Recruiting the Digital Director

Wanted: More Directors With Digital Savvy

CIOs Say Corporate Directors Are Clueless About IT

Risk and IT intersection

Observations on Developments in Risk Appetite Frameworks and IT Infrastructure

Recruiting a Nonprofit Digital Board Director: Limitations & Alternatives

Nonprofit Board Responsibility Social Media – What Needs To Be Done? Revised & Updated


Management suite:

Digital diaspora in the enterprise: Arrival of the CDO and CCO

CIOs Can Strengthen Your Board of Directors

KPMG brochure:

Risk management in an evolving world

Making the case for social media governance

IT Skills Needed Around the Board Table

In a speech I gave this week to a large room of directors in Montreal, I asked for a show of hands as to how many directors use iPads. About 80% of the hands went up. When I asked the question a year ago, the figure was only about 20%. If you are a director who does not own an iPad, request management purchase iPads for all your directors, or better yet buy your own. Request that your board have a board portal installed. Within a year, most boards will be paperless. Good boards are now paperless. If a laggard director blocks technology or refuses to up-skill, the director should be asked to step down. Technology has gotten a lot easier to use in the last year.

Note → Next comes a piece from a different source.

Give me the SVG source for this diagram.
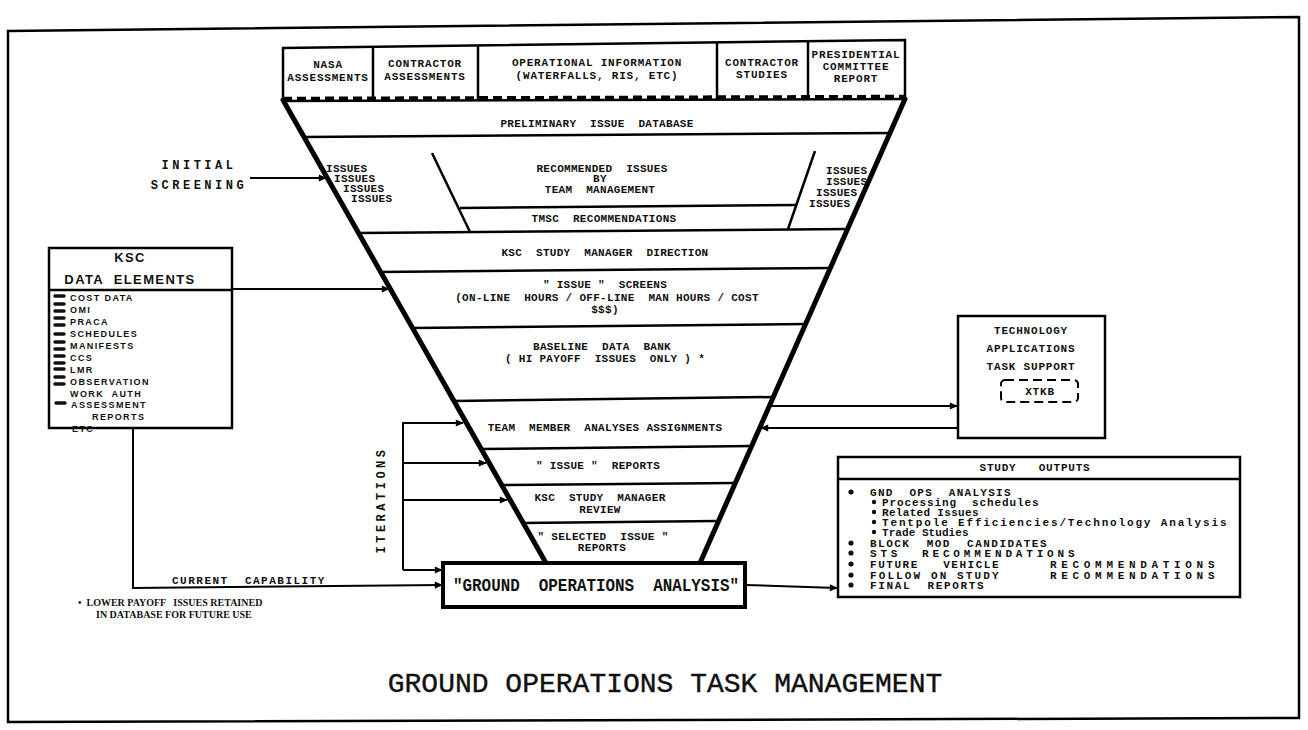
<svg xmlns="http://www.w3.org/2000/svg" width="1308" height="730" viewBox="0 0 1308 730" xml:space="preserve">
  <style>
    .ln { stroke: #000; fill: none; stroke-width: 2.5; }
    .thin { stroke: #000; fill: none; stroke-width: 2; }
    .edge { stroke: #000; fill: none; stroke-width: 5; stroke-linecap: round; }
    .box { stroke: #000; fill: #fff; stroke-width: 2.5; }
    .t { font-family: "Liberation Mono", "DejaVu Sans Mono", monospace; font-weight: bold; font-size: 11px; letter-spacing: 0.3px; fill: #111; white-space: pre; }
    .tb { letter-spacing: 0.8px; }
    .so { letter-spacing: 1.5px; }
    .c { text-anchor: middle; }
    .s { font-family: "Liberation Sans", Arial, sans-serif; font-weight: bold; font-size: 9px; letter-spacing: 1.4px; fill: #111; white-space: pre; }
    .h { font-family: "Liberation Sans", Arial, sans-serif; font-weight: bold; font-size: 13px; letter-spacing: 1.4px; fill: #111; white-space: pre; text-anchor: middle; }
    .lab { font-family: "Liberation Mono", monospace; font-weight: bold; font-size: 12px; letter-spacing: 3.5px; fill: #111; white-space: pre; text-anchor: middle; }
    .goa { font-family: "Liberation Mono", monospace; font-weight: bold; font-size: 18px; fill: #111; white-space: pre; }
    .title { font-family: "Liberation Mono", "Courier New", monospace; font-size: 28px; fill: #111; stroke: #111; stroke-width: 0.4; white-space: pre; text-anchor: middle; }
    .note { font-family: "Liberation Serif", serif; font-weight: bold; font-size: 10px; fill: #111; white-space: pre; }
    .dash { stroke: #111; stroke-width: 3.5; stroke-linecap: round; }
  </style>
  <defs>
    <marker id="ah" viewBox="0 0 10 10" refX="9" refY="5" markerWidth="10" markerHeight="8" markerUnits="userSpaceOnUse" orient="auto">
      <path d="M0,0.5 L10,5 L0,9.5 z" fill="#000"/>
    </marker>
  </defs>

  <rect x="0" y="0" width="1308" height="730" fill="#fff"/>

  <!-- page frame -->
  <polygon class="ln" points="8,31 1299,17 1299,718 8,722"/>

  <!-- source boxes across the top -->
  <g id="sources">
    <polyline class="ln" points="283,101 283,48 905,40 905,99"/>
    <line class="ln" x1="373" y1="47" x2="373" y2="100"/>
    <line class="ln" x1="478" y1="45.5" x2="478" y2="100"/>
    <line class="ln" x1="717" y1="42.5" x2="717" y2="99"/>
    <line class="ln" x1="808" y1="41" x2="808" y2="99"/>
    <line class="ln" x1="283" y1="101" x2="905" y2="99"/>
    <line x1="283" y1="98.5" x2="905" y2="96.5" stroke="#000" stroke-width="3.5" stroke-dasharray="9 5"/>
    <text class="t tb c" x="328" y="68">NASA</text>
    <text class="t tb c" x="328" y="81">ASSESSMENTS</text>
    <text class="t tb c" x="425" y="67">CONTRACTOR</text>
    <text class="t tb c" x="425" y="80">ASSESSMENTS</text>
    <text class="t tb c" x="597" y="66">OPERATIONAL INFORMATION</text>
    <text class="t tb c" x="597" y="79">(WATERFALLS, RIS, ETC)</text>
    <text class="t tb c" x="762" y="66">CONTRACTOR</text>
    <text class="t tb c" x="762" y="78">STUDIES</text>
    <text class="t tb c" x="856" y="58">PRESIDENTIAL</text>
    <text class="t tb c" x="856" y="70">COMMITTEE</text>
    <text class="t tb c" x="856" y="82">REPORT</text>
  </g>

  <!-- the screening funnel -->
  <g id="funnel">
    <line class="ln" x1="304" y1="137" x2="890" y2="133"/>
    <line class="ln" x1="358" y1="233" x2="848" y2="229"/>
    <line class="ln" x1="380" y1="272" x2="831" y2="268"/>
    <line class="ln" x1="412" y1="328" x2="806" y2="324"/>
    <line class="ln" x1="453" y1="401" x2="773" y2="397"/>
    <line class="ln" x1="480" y1="449" x2="752" y2="446"/>
    <line class="ln" x1="501" y1="485" x2="735" y2="483"/>
    <line class="ln" x1="522" y1="523" x2="718" y2="521"/>
    <!-- inner trapezoid of recommended issues -->
    <line class="ln" x1="432" y1="153" x2="470" y2="232"/>
    <line class="ln" x1="815" y1="151" x2="788" y2="229"/>
    <line class="ln" x1="460" y1="208" x2="797" y2="205"/>
    <line class="edge" x1="283" y1="100" x2="546" y2="563"/>
    <line class="edge" x1="905" y1="99" x2="700" y2="563"/>

    <text class="t c" x="597" y="127">PRELIMINARY  ISSUE  DATABASE</text>
    <text class="t c" x="602" y="172">RECOMMENDED  ISSUES</text>
    <text class="t c" x="600" y="182">BY</text>
    <text class="t c" x="600" y="193">TEAM  MANAGEMENT</text>
    <text class="t c" x="604" y="222">TMSC  RECOMMENDATIONS</text>
    <text class="t" x="326" y="172">ISSUES</text>
    <text class="t" x="334" y="182">ISSUES</text>
    <text class="t" x="343" y="192">ISSUES</text>
    <text class="t" x="351" y="202">ISSUES</text>
    <text class="t" x="826" y="174">ISSUES</text>
    <text class="t" x="826" y="185">ISSUES</text>
    <text class="t" x="816" y="196">ISSUES</text>
    <text class="t" x="809" y="207">ISSUES</text>
    <text class="t c" x="605" y="256">KSC  STUDY  MANAGER  DIRECTION</text>
    <text class="t c" x="605" y="288">" ISSUE "  SCREENS</text>
    <text class="t c" x="607" y="301">(ON-LINE  HOURS / OFF-LINE  MAN HOURS / COST</text>
    <text class="t c" x="605" y="313">$$$)</text>
    <text class="t c" x="602" y="350">BASELINE  DATA  BANK</text>
    <text class="t c" x="605" y="362">( HI PAYOFF  ISSUES  ONLY ) *</text>
    <text class="t c" x="605" y="431">TEAM  MEMBER  ANALYSES ASSIGNMENTS</text>
    <text class="t c" x="598" y="469">" ISSUE "  REPORTS</text>
    <text class="t c" x="600" y="501">KSC  STUDY  MANAGER</text>
    <text class="t c" x="600" y="513">REVIEW</text>
    <text class="t c" x="603" y="540">" SELECTED  ISSUE "</text>
    <text class="t c" x="602" y="551">REPORTS</text>
  </g>

  <!-- KSC data elements -->
  <g id="ksc-data">
    <rect class="box" x="49" y="248" width="183" height="180"/>
    <line class="ln" x1="49" y1="290" x2="232" y2="290"/>
    <text class="h" x="130" y="262">KSC</text>
    <text class="h" x="130" y="284">DATA  ELEMENTS</text>
    <line class="dash" x1="55" y1="296" x2="64" y2="296"/>
    <line class="dash" x1="55" y1="304" x2="64" y2="304"/>
    <line class="dash" x1="55" y1="311" x2="64" y2="311"/>
    <line class="dash" x1="55" y1="318" x2="64" y2="318"/>
    <line class="dash" x1="55" y1="325" x2="64" y2="325"/>
    <line class="dash" x1="55" y1="334" x2="64" y2="334"/>
    <line class="dash" x1="55" y1="342" x2="64" y2="342"/>
    <line class="dash" x1="55" y1="349" x2="64" y2="349"/>
    <line class="dash" x1="55" y1="356" x2="64" y2="356"/>
    <line class="dash" x1="55" y1="363" x2="64" y2="363"/>
    <line class="dash" x1="55" y1="369" x2="64" y2="369"/>
    <line class="dash" x1="55" y1="377" x2="64" y2="377"/>
    <line class="dash" x1="55" y1="384" x2="64" y2="384"/>
    <line class="dash" x1="56" y1="403" x2="65" y2="403"/>
    <text class="s" x="70" y="301">COST DATA</text>
    <text class="s" x="70" y="313">OMI</text>
    <text class="s" x="70" y="325">PRACA</text>
    <text class="s" x="70" y="337">SCHEDULES</text>
    <text class="s" x="70" y="349">MANIFESTS</text>
    <text class="s" x="70" y="361">CCS</text>
    <text class="s" x="70" y="373">LMR</text>
    <text class="s" x="70" y="385">OBSERVATION</text>
    <text class="s" x="70" y="397">WORK  AUTH</text>
    <text class="s" x="71" y="408">ASSESSMENT</text>
    <text class="s" x="92" y="420">REPORTS</text>
    <text class="s" x="72" y="432">ETC</text>
  </g>

  <!-- technology applications -->
  <g id="tech-support">
    <rect class="box" x="958" y="316" width="147" height="122"/>
    <text class="t tb c" x="1031" y="334">TECHNOLOGY</text>
    <text class="t tb c" x="1031" y="352">APPLICATIONS</text>
    <text class="t tb c" x="1031" y="370">TASK SUPPORT</text>
    <rect x="1001" y="380" width="77" height="22" rx="4" fill="none" stroke="#000" stroke-width="2" stroke-dasharray="9 5"/>
    <text class="t tb c" x="1040" y="395">XTKB</text>
  </g>

  <!-- analysis box at the funnel outlet -->
  <g id="ground-ops">
    <rect x="443" y="563" width="302" height="44" fill="#fff" stroke="#000" stroke-width="4"/>
    <text class="goa" x="453" y="591" textLength="286" lengthAdjust="spacingAndGlyphs">"GROUND  OPERATIONS  ANALYSIS"</text>
  </g>

  <!-- study outputs -->
  <g id="study-outputs">
    <rect class="box" x="838" y="457" width="402" height="140"/>
    <line class="ln" x1="838" y1="479" x2="1240" y2="479"/>
    <text class="t tb c" x="1035" y="471">STUDY   OUTPUTS</text>
    <g fill="#111">
      <circle cx="851" cy="492" r="2.6"/>
      <circle cx="874" cy="502" r="2.2"/>
      <circle cx="874" cy="512" r="2.2"/>
      <circle cx="874" cy="522" r="2.2"/>
      <circle cx="874" cy="532" r="2.2"/>
      <circle cx="851" cy="543" r="2.6"/>
      <circle cx="851" cy="553" r="2.6"/>
      <circle cx="851" cy="564" r="2.6"/>
      <circle cx="851" cy="575" r="2.6"/>
      <circle cx="851" cy="585" r="2.6"/>
    </g>
    <text class="t so" x="870" y="496" textLength="142" lengthAdjust="spacing">GND  OPS  ANALYSIS</text>
    <text class="t so" x="882" y="506" textLength="158" lengthAdjust="spacing">Processing  schedules</text>
    <text class="t so" x="882" y="516" textLength="98" lengthAdjust="spacing">Related Issues</text>
    <text class="t so" x="882" y="526" textLength="346" lengthAdjust="spacing">Tentpole Efficiencies/Technology Analysis</text>
    <text class="t so" x="882" y="536" textLength="88" lengthAdjust="spacing">Trade Studies</text>
    <text class="t so" x="870" y="547" textLength="178" lengthAdjust="spacing">BLOCK  MOD  CANDIDATES</text>
    <text class="t so" x="870" y="557" textLength="206" lengthAdjust="spacing">STS  RECOMMENDATIONS</text>
    <text class="t so" x="870" y="568" textLength="130" lengthAdjust="spacing">FUTURE   VEHICLE</text>
    <text class="t so" x="1050" y="568" textLength="166" lengthAdjust="spacing">RECOMMENDATIONS</text>
    <text class="t so" x="870" y="579" textLength="130" lengthAdjust="spacing">FOLLOW ON STUDY</text>
    <text class="t so" x="1050" y="579" textLength="166" lengthAdjust="spacing">RECOMMENDATIONS</text>
    <text class="t so" x="870" y="589" textLength="115" lengthAdjust="spacing">FINAL  REPORTS</text>
  </g>

  <!-- side labels -->
  <g id="labels">
    <text class="lab" x="199" y="169">INITIAL</text>
    <text class="lab" x="199" y="189">SCREENING</text>
    <text class="lab" transform="translate(385 500) rotate(-90)">ITERATIONS</text>
    <text class="t so" x="172" y="584">CURRENT  CAPABILITY</text>
  </g>

  <!-- connectors -->
  <g id="connectors" marker-end="url(#ah)">
    <line class="thin" x1="250" y1="178" x2="326" y2="178"/>
    <line class="thin" x1="232" y1="289" x2="389" y2="289"/>
    <polyline class="thin" points="133,428 133,588 442,585"/>
    <polyline class="thin" points="403,570 403,423 463,423"/>
    <line class="thin" x1="403" y1="463" x2="486" y2="463"/>
    <line class="thin" x1="403" y1="500" x2="507" y2="500"/>
    <line class="thin" x1="403" y1="570" x2="442" y2="570"/>
    <line class="thin" x1="770" y1="406" x2="957" y2="406"/>
    <line class="thin" x1="958" y1="428" x2="761" y2="428"/>
    <line class="thin" x1="745" y1="585" x2="837" y2="588"/>
  </g>

  <!-- footnote and title -->
  <text class="note" x="78" y="606">•  LOWER PAYOFF   ISSUES RETAINED</text>
  <text class="note" x="96" y="618">IN DATABASE FOR FUTURE USE</text>
  <text class="title" x="665" y="692">GROUND OPERATIONS TASK MANAGEMENT</text>
</svg>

Information technology literacy at the board table is rapidly becoming a must-have for boards, ranking up there with international, risk management and executive experience as necessary boardroom conditions on director skills matrixes. Termed an information technology “revolution” by some directors, technology is rapidly changing how boardrooms and companies operate and compete. IT skills are necessary not only for prudent risk mitigation, but more importantly, for strategic opportunity, innovation and the way companies communicate with a new generation of investors, consumers and employees. Virtual meetings, electronic reporting and social networks are now becoming the new communications platforms. Mailed proxy statements, in-person meetings, and even email may be a relic of the past.

If your board of directors does not have a solid understanding of IT-drivers, such as cloud computing, big data, consumerization, mobile computing, cyber-crime, e-corruption and social media, which are increasingly pervasive / possible throughout all industries and B2B and B2C companies alike, it will not have the clout with senior management to operate. It will not recognize deficiencies, weak benches, red flags, product/service distribution channels, or even basic opportunities or relationships to exploit (such as fundraising for not for profits). Management –and the competition for executive and employee talent– will perceive the board as dated. Management and investors can now go online and find out whether a director is IT literate or not.

IT literacy can no longer be learned on the job or though educational primers for older directors, as the turnover and learning curves are too great. The world is changing and the notion that a 65 or 70-year-old former executive possesses IT competency is a myth. Generational shifts and emerging demographics need to be embraced by boards, including recruiting IT subject matter experts and mentoring first time directors. Women, younger directors and other directors with IT expertise must be at the board table to have the credibility and experience with management to drive change and ensure that boardroom discussion contains multiple informed perspectives.

How does your board fare on the above? Specifically,

  • Does your board have enough strategic IT experience to advise management credibly?
  • Do you have a full understanding of IT opportunities and threats facing your company and industry?
  • Does the board have a committee that oversees IT risks, internal controls and reporting?
  • Do the company and your investor relations department use social media and other emerging technologies (such as shareholder forums) for engagement with institutional and individual investors?
  • Do directors use social media to listen and learn?
  • Are you satisfied with the quality of IT management?

These are some of the questions that need to be asked at the board table. Boards likely won’t get past the second question or the wrong answer by management if they themselves are not IT literate.